** What to work on **
Transcribe everything in the data word for word. Pictures are left out.
==== Supplied information ====
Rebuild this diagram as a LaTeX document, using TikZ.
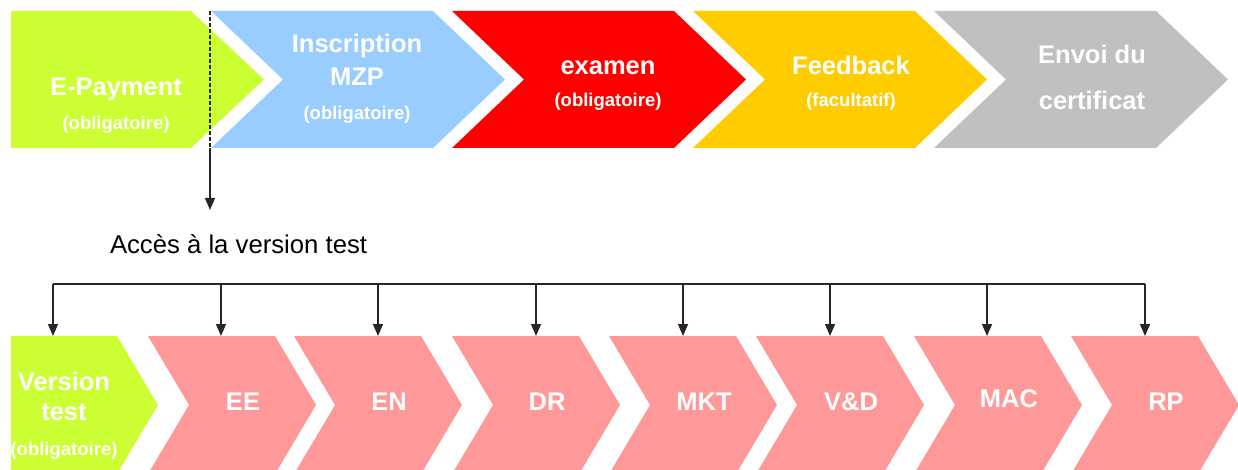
\documentclass[tikz,border=0pt]{standalone}
\usepackage{fontspec}
\setmainfont{Liberation Sans}
\usetikzlibrary{arrows.meta}

\definecolor{paygreen}{HTML}{CCFF33}
\definecolor{mzpblue}{HTML}{99CCFF}
\definecolor{examred}{HTML}{FF0000}
\definecolor{feedyellow}{HTML}{FFCC00}
\definecolor{certgrey}{HTML}{C0C0C0}
\definecolor{modpink}{HTML}{FF9999}

\begin{document}
\begin{tikzpicture}[
        x=1pt, y=-1pt,
        every node/.style = {inner sep=0pt,outer sep=0pt,anchor=base},
        title/.style = {text=white,font=\bfseries\fontsize{25.5}{30}\selectfont},
        note/.style = {text=white,font=\bfseries\fontsize{18.5}{22}\selectfont},
        wire/.style = {color=black!85,line width=1.3pt},
        link/.style = {wire,-{Triangle[width=10pt,length=12pt]}},
        ]
        \useasboundingbox (0,0) rectangle (1238,470);
        % top row
        \fill[paygreen] (11,11) -- (191,11) -- (264,79.5) -- (191,148) -- (11,148) -- cycle;
        \foreach \l/\c in {211/mzpblue,452/examred,693/feedyellow,934/certgrey}
            \fill[\c] (\l,11) -- ++(222,0) -- ++(72,68.5) -- ++(-72,68.5) -- ++(-222,0) -- ++(72,-68.5) -- cycle;
        \node[title] (pay-title) at (116,96) {E-Payment};
        \node[note] (pay-note) at (116,130) {(obligatoire)};
        \node[title] (mzp-title1) at (357,53) {Inscription};
        \node[title] (mzp-title2) at (357,86) {MZP};
        \node[note] (mzp-note) at (357,120) {(obligatoire)};
        \node[title] (exam-title) at (608,75) {examen};
        \node[note] (exam-note) at (608,107) {(obligatoire)};
        \node[title] (feed-title) at (851,75) {Feedback};
        \node[note] (feed-note) at (851,107) {(facultatif)};
        \node[title] (cert-title1) at (1092,64) {Envoi du};
        \node[title] (cert-title2) at (1092,110) {certificat};

        % test access
        \coordinate (dash-top) at (210,11);
        \coordinate (dash-end) at (210,148);
        \coordinate (access-tip) at (210,210);
        \draw[wire,dash pattern=on 4pt off 2pt] (dash-top) -- (dash-end);
        \draw[link] (dash-end) -- (access-tip);
        \node[font=\fontsize{25.7}{30}\selectfont,anchor=base west] (access) at (110,253) {Accès à la version test};

        % bottom row
        \fill[paygreen] (11,336) -- (117,336) -- (158,405) -- (117,474) -- (11,474) -- cycle;
        \node[title] (vt-title1) at (64,390) {Version};
        \node[title] (vt-title2) at (64,420) {test};
        \node[note] (vt-note) at (64,455) {(obligatoire)};
        \coordinate (vt-bus) at (53,284);
        \coordinate (vt-top) at (53,336);
        \coordinate (bus-end) at (1145,284);
        \draw[wire] (vt-bus) -- (bus-end);
        \draw[link] (vt-bus) -- (vt-top);
        \foreach \l/\nm/\txt/\ax/\by in {148/ee/EE/221/410,294/en/EN/378/410,452/dr/DR/536/410,
                609/mkt/MKT/683/410,756/vd/V\&D/830/410,914/mac/MAC/987/407,1071/rp/RP/1145/410}{
            \fill[modpink] (\l,336) -- ++(127,0) -- ++(41,69) -- ++(-41,69) -- ++(-127,0) -- ++(41,-69) -- cycle;
            \node[title] (\nm-title) at (\l+95,\by) {\txt};
            \coordinate (\nm-bus) at (\ax,284);
            \coordinate (\nm-top) at (\ax,336);
            \draw[link] (\nm-bus) -- (\nm-top);
        }
    \end{tikzpicture}
\end{document}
====
** Finished exercise **
Rebuild this diagram as a LaTeX document, using TikZ.
\documentclass[tikz,border=0pt]{standalone}
\usepackage{fontspec}
\setmainfont{Liberation Sans}
\usetikzlibrary{arrows.meta}

\definecolor{paygreen}{HTML}{CCFF33}
\definecolor{mzpblue}{HTML}{99CCFF}
\definecolor{examred}{HTML}{FF0000}
\definecolor{feedyellow}{HTML}{FFCC00}
\definecolor{certgrey}{HTML}{C0C0C0}
\definecolor{modpink}{HTML}{FF9999}

\begin{document}
\begin{tikzpicture}[
        x=1pt, y=-1pt,
        every node/.style = {inner sep=0pt,outer sep=0pt,anchor=base},
        title/.style = {text=white,font=\bfseries\fontsize{25.5}{30}\selectfont},
        note/.style = {text=white,font=\bfseries\fontsize{18.5}{22}\selectfont},
        wire/.style = {color=black!85,line width=1.3pt},
        link/.style = {wire,-{Triangle[width=10pt,length=12pt]}},
        ]
        \useasboundingbox (0,0) rectangle (1238,470);
        % top row
        \fill[paygreen] (11,11) -- (191,11) -- (264,79.5) -- (191,148) -- (11,148) -- cycle;
        \foreach \l/\c in {211/mzpblue,452/examred,693/feedyellow,934/certgrey}
            \fill[\c] (\l,11) -- ++(222,0) -- ++(72,68.5) -- ++(-72,68.5) -- ++(-222,0) -- ++(72,-68.5) -- cycle;
        \node[title] (pay-title) at (116,96) {E-Payment};
        \node[note] (pay-note) at (116,130) {(obligatoire)};
        \node[title] (mzp-title1) at (357,53) {Inscription};
        \node[title] (mzp-title2) at (357,86) {MZP};
        \node[note] (mzp-note) at (357,120) {(obligatoire)};
        \node[title] (exam-title) at (608,75) {examen};
        \node[note] (exam-note) at (608,107) {(obligatoire)};
        \node[title] (feed-title) at (851,75) {Feedback};
        \node[note] (feed-note) at (851,107) {(facultatif)};
        \node[title] (cert-title1) at (1092,64) {Envoi du};
        \node[title] (cert-title2) at (1092,110) {certificat};

        % test access
        \coordinate (dash-top) at (210,11);
        \coordinate (dash-end) at (210,148);
        \coordinate (access-tip) at (210,210);
        \draw[wire,dash pattern=on 4pt off 2pt] (dash-top) -- (dash-end);
        \draw[link] (dash-end) -- (access-tip);
        \node[font=\fontsize{25.7}{30}\selectfont,anchor=base west] (access) at (110,253) {Accès à la version test};

        % bottom row
        \fill[paygreen] (11,336) -- (117,336) -- (158,405) -- (117,474) -- (11,474) -- cycle;
        \node[title] (vt-title1) at (64,390) {Version};
        \node[title] (vt-title2) at (64,420) {test};
        \node[note] (vt-note) at (64,455) {(obligatoire)};
        \coordinate (vt-bus) at (53,284);
        \coordinate (vt-top) at (53,336);
        \coordinate (bus-end) at (1145,284);
        \draw[wire] (vt-bus) -- (bus-end);
        \draw[link] (vt-bus) -- (vt-top);
        \foreach \l/\nm/\txt/\ax/\by in {148/ee/EE/221/410,294/en/EN/378/410,452/dr/DR/536/410,
                609/mkt/MKT/683/410,756/vd/V\&D/830/410,914/mac/MAC/987/407,1071/rp/RP/1145/410}{
            \fill[modpink] (\l,336) -- ++(127,0) -- ++(41,69) -- ++(-41,69) -- ++(-127,0) -- ++(41,-69) -- cycle;
            \node[title] (\nm-title) at (\l+95,\by) {\txt};
            \coordinate (\nm-bus) at (\ax,284);
            \coordinate (\nm-top) at (\ax,336);
            \draw[link] (\nm-bus) -- (\nm-top);
        }
    \end{tikzpicture}
\end{document}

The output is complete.